Épuisement émotionnel, cynisme et dépersonnalisation du patient, sentiment d'accomplissement personnel réduit sont quelques symptômes qui peuvent affecter les soignants. Avec des répercussions pour le patient : l'état de santé du professionnel joue sur la qualité des soins. "Un médecin qui aura des problèmes d'alcool ne verra par exemple pas forcément ceux d'un patient", note Didier Truchot. Et l'erreur médicale peut être proche. D'autant que les professionnels de la santé refusent souvent de s'occuper de leur cas ou tentent une automédication pas toujours adaptée. Les professionnels présents ce jeudi ont prôné une clé : le dialogue. "La prévention est l'aspect le plus important. Mais il ne faut pas avoir peur de passer la main. C'est aussi à l'encadrement de rassurer, de faire participer", détaille Roselyne Vasseur, directrice des soins missionnée sur la qualité des soins dans seize Ehpad de Paris.

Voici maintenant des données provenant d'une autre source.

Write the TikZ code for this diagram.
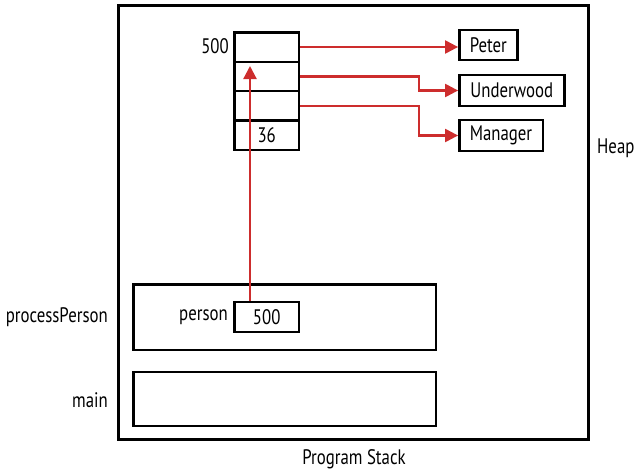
\documentclass[tikz,border=0pt]{standalone}
\usepackage{fontspec}
\setmainfont{PT Sans}[FakeStretch=0.8]
\usetikzlibrary{arrows.meta,calc}
\definecolor{arrred}{RGB}{205,45,45}
\begin{document}
\begin{tikzpicture}[x=1pt,y=-1pt,
  every node/.style={font=\fontsize{21}{23}\selectfont, inner sep=0pt},
  box/.style={draw, line width=2.4pt, minimum width=#1},
  cell/.style={draw, line width=2.4pt, minimum width=64.7pt, minimum height=29.4pt},
  frame/.style={draw, line width=2.4pt},
  ptr/.style={draw=arrred, line width=2.2pt, -{Triangle[length=13pt,width=13pt]}}]
\useasboundingbox (0,0) rectangle (643,474);
% outer frame
\draw[line width=3pt] (118.5,5) rectangle (588,439);
% heap cells
\node[cell] (c1) at (266.7,47) {};
\node[cell] (c2) at (266.7,76.4) {};
\node[cell] (c3) at (266.7,105.8) {};
\node[cell] (c4) at (266.7,135.2) {36};
\node[anchor=east] (addr) at (229,46) {500};
% strings
\node[box=58pt, minimum height=30pt] (peter) at (488.3,45) {Peter};
\node[box=105pt, minimum height=31pt] (under) at (511.8,90.5) {Underwood};
\node[box=83.4pt, minimum height=31pt] (mgr) at (501,135.5) {Manager};
% stack frames
\node[frame, minimum width=302.4pt, minimum height=65.7pt] (pp) at (284.5,317.2) {};
\node[frame, minimum width=302.4pt, minimum height=54.3pt] (mainf) at (284.5,398.9) {};
\node[cell, minimum height=30pt] (p500) at (266.7,317) {500};
\node[anchor=east] (person) at (228,317) {person};
\node[anchor=east] (pplbl) at (108,317) {processPerson};
\node[anchor=east] (mainlbl) at (108,400) {main};
\node[anchor=west] (heap) at (597,148) {Heap};
\node (stack) at (354,459) {Program Stack};
% pointers
\draw[ptr] (c1.east) -- (c1.east -| peter.west);
\draw[ptr] (c2.east) -- ++(119,0) |- (under.west);
\draw[ptr] (c3.east) -- ++(119,0) |- (mgr.west);
\coordinate (upstart) at ($(p500.north)+(-16.7,0)$);
\coordinate (uptip) at (250,66);
\draw[ptr] (upstart) -- (uptip);
\end{tikzpicture}
\end{document}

Des outils pour aller mieux
Localement, et sous l'impulsion de syndicats et spécialités, les initiatives naissent pour rétablir ce dialogue et mettre des mots sur les maux. Le Collège français des anesthésistes réanimateurs (Cfar) a par exemple mis en place une plateforme d'autotest anonyme à réaliser en ligne. Une version collective permet aussi, toujours de manière anonymisée, de mesurer la forme psychique dans les équipes. Puis d'en parler. "Depuis 2013, nous avons eu plus de 5 000 connexions, 3 700 tests réalisés. Preuve que cela répond à un réel besoin", explique Ségolène Arzalier-Daret, membre de la commission santé médecins anesthésistes réanimateurs du Cfar. Les outils mis en place par le collège ont d'ailleurs vocation à s'étendre à d'autres spécialités. Les chirurgiens dentistes ou les kinésithérapeutes se sont aussi penchés sur ces questions, en Midi-Pyrénées notamment, tout comme le Service de santé des armées. Une plateforme d'entraide, des professionnels aux professionnels, a vu le jour cette année via l'association régionale d'entraide du Nord Est (Arene). Un dispositif confraternel. Mais l'enjeu de ce colloque, c'est bien de faire émerger des solutions communes et de créer une impulsion nationale. "Le but c'est de sortir d'ici avec des propositions concrètes. Nous allons voir avec le ministère de la Santé s'il peut nous aider à développer ce mouvement", a résumé le Dr Éric Henry, vice-président du CNPS. Organisé à l'initiative du Pr Pierre Carayon, professeur émérite de l'université de Franche-Comté, ce colloque aura permis de mettre sur la table une question parfois vitale pour les soignants. Une deuxième édition pour poursuivre dans cette voie est déjà dans toutes les têtes.